While the Generic representation of a data type expresses strictness of constructors/selectors in its Meta data, it appears that the constructors of the representation itself are always lazy, e.g. the two constructors of (:+:).
That means that the representation potentially contains more elements than the original type, so that (from,to) is an embedding-projection pair rather than an isomorphism. Is that on purpose? Or just the price we pay for not having four variants each of (:+:) and (:*:)?
Consider
module Natural where
import GHC.Generics
data Natural = Zero | Succ !Natural deriving (Show,Generic)
bottom :: Natural
bottom = Succ bottom
s :: Natural -> Rep Natural ()
s = M1 . R1 . M1 . M1 . K1 -- R1 is lazy, M1 and K1 are strict
leq :: Natural -> Rep Natural () -> Bool
leq n p = case (n, p) of
(Zero, _) -> True
(Succ _, M1 (L1 _)) -> False
(Succ n',M1 (R1 (M1 (M1 (K1 p'))))) -> leq n' (from p')
We can observe that
(Succ Zero) `leq` (s bottom) == True
but
(Succ Zero) `leq` (from bottom)
diverges. Hence s bottom is an element of Rep Natural () that is not in the image of from.

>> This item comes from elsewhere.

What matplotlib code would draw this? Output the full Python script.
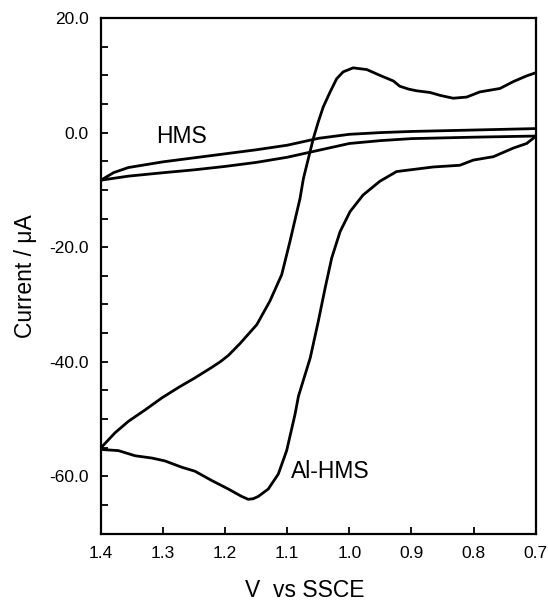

The representation is usually not part of the public API. In other words, as input, you convert from the actual data to Rep, where the extra laziness is never exercised; as output, you convert from Rep to the actual data, where the extra laziness is forced away by the conversion. In addition, in its most common use case (as a deriving mechanism), we expect the conversions to and from Rep to be fully inlined and optimised away by the compiler (otherwise we have far inferior performance compared to hand written instances), so I do not expect any problem caused by the laziness.

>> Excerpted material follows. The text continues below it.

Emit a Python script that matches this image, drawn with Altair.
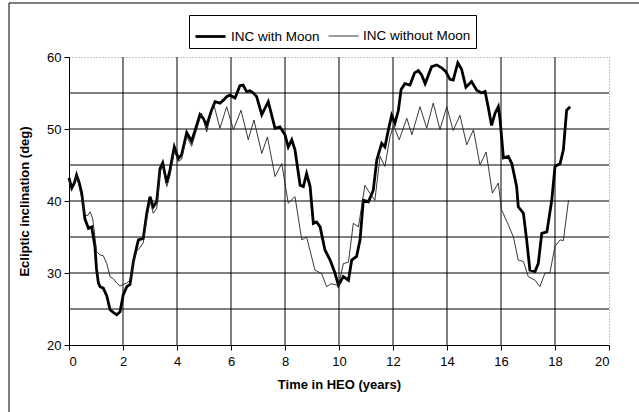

Interestingly, another definition of Natural can remove the extra element in the Generic representation:
newtype Fix f = Fix {unFix :: f (Fix f)} deriving (Generic)

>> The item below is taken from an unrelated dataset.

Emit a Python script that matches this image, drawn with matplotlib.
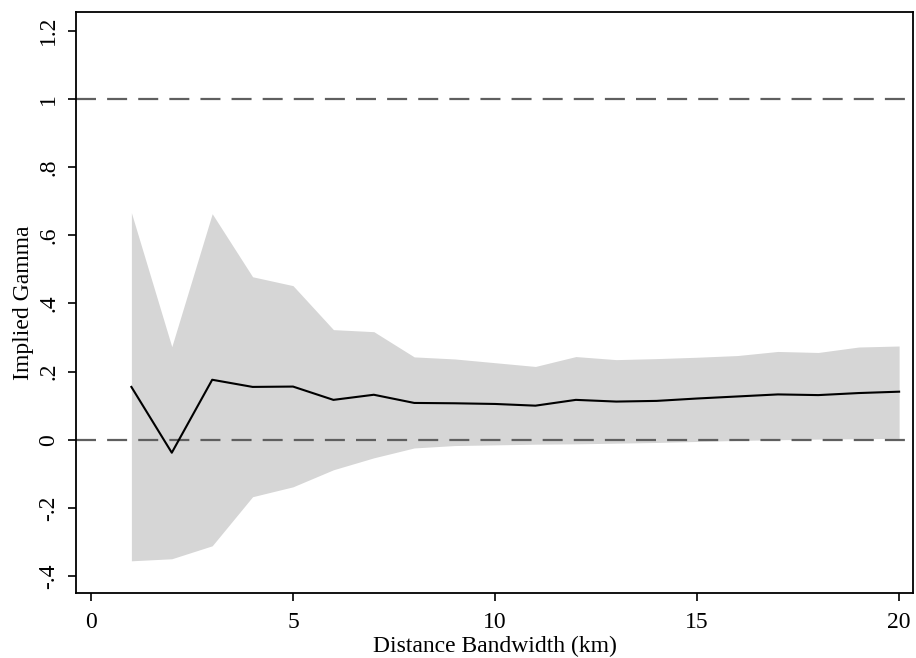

data Succ x = Z | S !x deriving (Generic,Generic1)
type Natural = Fix Succ
Now the derived Generic instance layers only M1 newtypes on top of a K1 R newtype which refers to the strict Succ functor.
I am not concerned about performance issues. My interest is of theoretical nature: Given any type (that has a Generic instance), is there a lazyfication of it and what are its properties? The lazyfication of Natural would be Peano and total functions on the latter must be able to cope with infinity.
Yet it seems that due to K1 being strict, the added lazyness of (:+:) and (:*:), as observed above, is at most one layer deep. I guess one could define the lazyfication by swapping out K1 and Rec1 for lazy variants.